Pareils à des rêves élevés à la matérialité, les œuvres d’Anne Rochette suscitent un sentiment de présence mêlé d’indécision – par l’impossibilité d’assigner sens ou nom à ces formes parfois transitoires comme des états de métamorphose. À l’exemple, notamment, de cette très belle céramique ovoïde émaillée de noir, dont yeux et bouche sont suggérés par des fentes cernées de rose : tête d’une mystérieuse beauté, entre extraterrestre de science-fiction, casque d’un minimalisme tout de courbes dérivé de Brâncuşi et masque primitif.
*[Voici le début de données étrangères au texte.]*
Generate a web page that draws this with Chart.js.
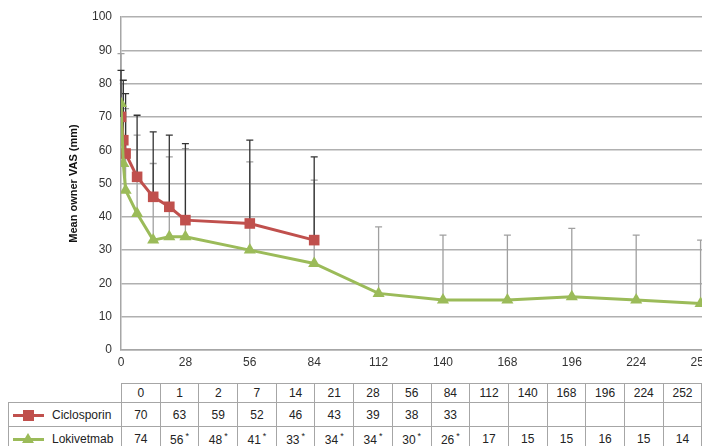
<!DOCTYPE html>
<html>
<head>
<meta charset="utf-8">
<script src="https://cdn.jsdelivr.net/npm/chart.js"></script>
<style>
html, body { margin: 0; padding: 0; background: #fff; overflow: hidden; width: 702px; height: 446px; }
#wrap { position: absolute; left: 0; top: 0; width: 780px; height: 380px; }
#tbl { position: absolute; left: 8px; top: 383px; border-collapse: collapse; table-layout: fixed; width: 694px;
       font-family: "Liberation Sans", sans-serif; font-size: 12px; color: #222; }
#tbl td { border: 1px solid #a6a6a6; text-align: center; padding: 0; white-space: nowrap; }
#tbl td.blank { border: none; }
#tbl td.name { text-align: left; padding-left: 4px; }
#tbl tr.head td { height: 18px; }
#tbl tr.row td { height: 23px; }
.mk { display: inline-block; position: relative; width: 31px; height: 12px; vertical-align: middle; margin-right: 8px; }
.mk .ln { position: absolute; left: 0; top: 5px; width: 31px; height: 3px; }
.mk .sq { position: absolute; left: 10px; top: 1px; width: 11px; height: 11px; }
.mk .tri { position: absolute; left: 9px; top: 0px; width: 0; height: 0; border-left: 6.5px solid transparent; border-right: 6.5px solid transparent; border-bottom: 10px solid #9bbb59; }
sup { font-size: 9px; margin-left: 2px; vertical-align: 5px; }
</style>
</head>
<body>
<div id="wrap"><canvas id="chart"></canvas></div>
<table id="tbl"></table>
<script>
"use strict"

const days = [0, 1, 2, 7, 14, 21, 28, 56, 84, 112, 140, 168, 196, 224, 252];
const ciclosporin = [70, 63, 59, 52, 46, 43, 39, 38, 33];
const lokivetmab = [74, 56, 48, 41, 33, 34, 34, 30, 26, 17, 15, 15, 16, 15, 14];
const ciclosporinUpper = [84, 81, 77, 70.5, 65.5, 64.5, 62, 63, 58];
const lokivetmabUpper = [89, 80, 72.5, 64.5, 56, 58, 60.5, 56.5, 51, 37, 34.5, 34.5, 36.5, 34.5, 33];
const lokivetmabSignificant = [0, 1, 1, 1, 1, 1, 1, 1, 1, 0, 0, 0, 0, 0, 0];
const xTicks = [0, 28, 56, 84, 112, 140, 168, 196, 224, 252, 280];
const yTicks = [0, 10, 20, 30, 40, 50, 60, 70, 80, 90, 100];

const red = "#c0504d";
const green = "#9bbb59";

function toPoints(values) {
    let pts = [];
    for (let i = 0; i < values.length; i++) {
        pts.push({ x: days[i], y: values[i] });
    }
    return pts;
}

// upper error bars, drawn behind the lines
const errorBars = {
    id: "errorBars",
    beforeDatasetsDraw(chart) {
        const ctx = chart.ctx;
        const yScale = chart.scales.y;
        ctx.save();
        [1, 0].forEach(function (i) {
            const ds = chart.data.datasets[i];
            const meta = chart.getDatasetMeta(i);
            ctx.strokeStyle = ds.errorColor;
            ctx.lineWidth = 1.3;
            meta.data.forEach(function (pt, j) {
                const top = yScale.getPixelForValue(ds.upper[j]);
                ctx.beginPath();
                ctx.moveTo(pt.x, pt.y);
                ctx.lineTo(pt.x, top);
                ctx.moveTo(pt.x - 3.5, top);
                ctx.lineTo(pt.x + 3.5, top);
                ctx.stroke();
            });
        });
        ctx.restore();
    }
};

const data = {
    datasets: [
        {
            label: "Ciclosporin",
            data: toPoints(ciclosporin),
            upper: ciclosporinUpper,
            errorColor: "#333333",
            borderColor: red,
            backgroundColor: red,
            borderWidth: 3,
            pointStyle: "rect",
            pointRadius: 7.5,
            pointBorderWidth: 0,
            order: 1,
        },
        {
            label: "Lokivetmab",
            data: toPoints(lokivetmab),
            upper: lokivetmabUpper,
            errorColor: "#a0a0a0",
            borderColor: green,
            backgroundColor: green,
            borderWidth: 3,
            pointStyle: "triangle",
            pointRadius: 7,
            pointBorderWidth: 0,
            order: 0,
        },
    ]
};

const tickFont = { family: "Liberation Sans", size: 12 };

const config = {
    type: "line",
    data: data,
    plugins: [errorBars],
    options: {
        responsive: true,
        maintainAspectRatio: false,
        animation: false,
        layout: { padding: { left: 63, top: 17, right: 14, bottom: 0 } },
        plugins: { legend: { display: false }, tooltip: { enabled: false } },
        scales: {
            x: {
                type: "linear",
                min: 0,
                max: 280,
                afterBuildTicks: function (scale) { scale.ticks = xTicks.map(v => ({ value: v })); },
                afterFit: function (scale) { scale.height = 30; },
                grid: { display: false, drawTicks: false },
                border: { display: true, color: "#a6a6a6", width: 1.5 },
                ticks: { font: tickFont, color: "#333", padding: 5, maxRotation: 0 },
            },
            y: {
                min: 0,
                max: 100,
                afterBuildTicks: function (scale) { scale.ticks = yTicks.map(v => ({ value: v })); },
                afterFit: function (scale) { scale.width = 58; },
                grid: { color: "#b0b0b0", lineWidth: 1.5, drawTicks: false },
                border: { display: true, color: "#a6a6a6", width: 1.5 },
                ticks: { font: tickFont, color: "#333", padding: 9 },
                title: {
                    display: true,
                    text: "Mean owner VAS (mm)",
                    font: { family: "Liberation Sans", size: 11, weight: "bold" },
                    color: "#111",
                    padding: { top: 4, bottom: 4 },
                },
            },
        },
    },
};

const myChart = new Chart(document.getElementById("chart"), config);

// the data table under the chart
function renderTable() {
    const table = document.getElementById("tbl");
    let html = '<colgroup><col style="width:113px">';
    for (let i = 0; i < days.length; i++) html += '<col style="width:38.7px">';
    html += "</colgroup>";

    html += '<tr class="head"><td class="blank"></td>';
    for (let i = 0; i < days.length; i++) html += "<td>" + days[i] + "</td>";
    html += "</tr>";

    html += '<tr class="row"><td class="name"><span class="mk"><span class="ln" style="background:' + red +
        '"></span><span class="sq" style="background:' + red + '"></span></span>Ciclosporin</td>';
    for (let i = 0; i < days.length; i++) {
        html += "<td>" + (i < ciclosporin.length ? ciclosporin[i] : "") + "</td>";
    }
    html += "</tr>";

    html += '<tr class="row"><td class="name"><span class="mk"><span class="ln" style="background:' + green +
        '"></span><span class="tri"></span></span>Lokivetmab</td>';
    for (let i = 0; i < days.length; i++) {
        html += "<td>" + lokivetmab[i] + (lokivetmabSignificant[i] ? "<sup>*</sup>" : "") + "</td>";
    }
    html += "</tr>";
    table.innerHTML = html;
}

renderTable();
</script>
</body>
</html>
Aquarelles évoquant une vie cellulaire microscopique – comme un héritage lointain de Wols –, têtes de terre cuite tantôt brute et tantôt émaillée, tantôt plus décrites et expressives et tantôt abstractisantes, dessins-poèmes in situ sur la mémoire etc. : l’exposition donne un aperçu très convaincant du travail d’Anne Rochette. Et cependant, par le caractère hétéroclite des œuvres exposées, elle laisse espérer surtout une rétrospective dans un musée régional ou national qui exposerait davantage et éclairerait mieux la richesse des voies, matériaux et imaginaires oniriques explorés par cette artiste.
« Inner Powers », Transpalette – centre d’art contemporain, Bourges, jusqu’au 22 septembre.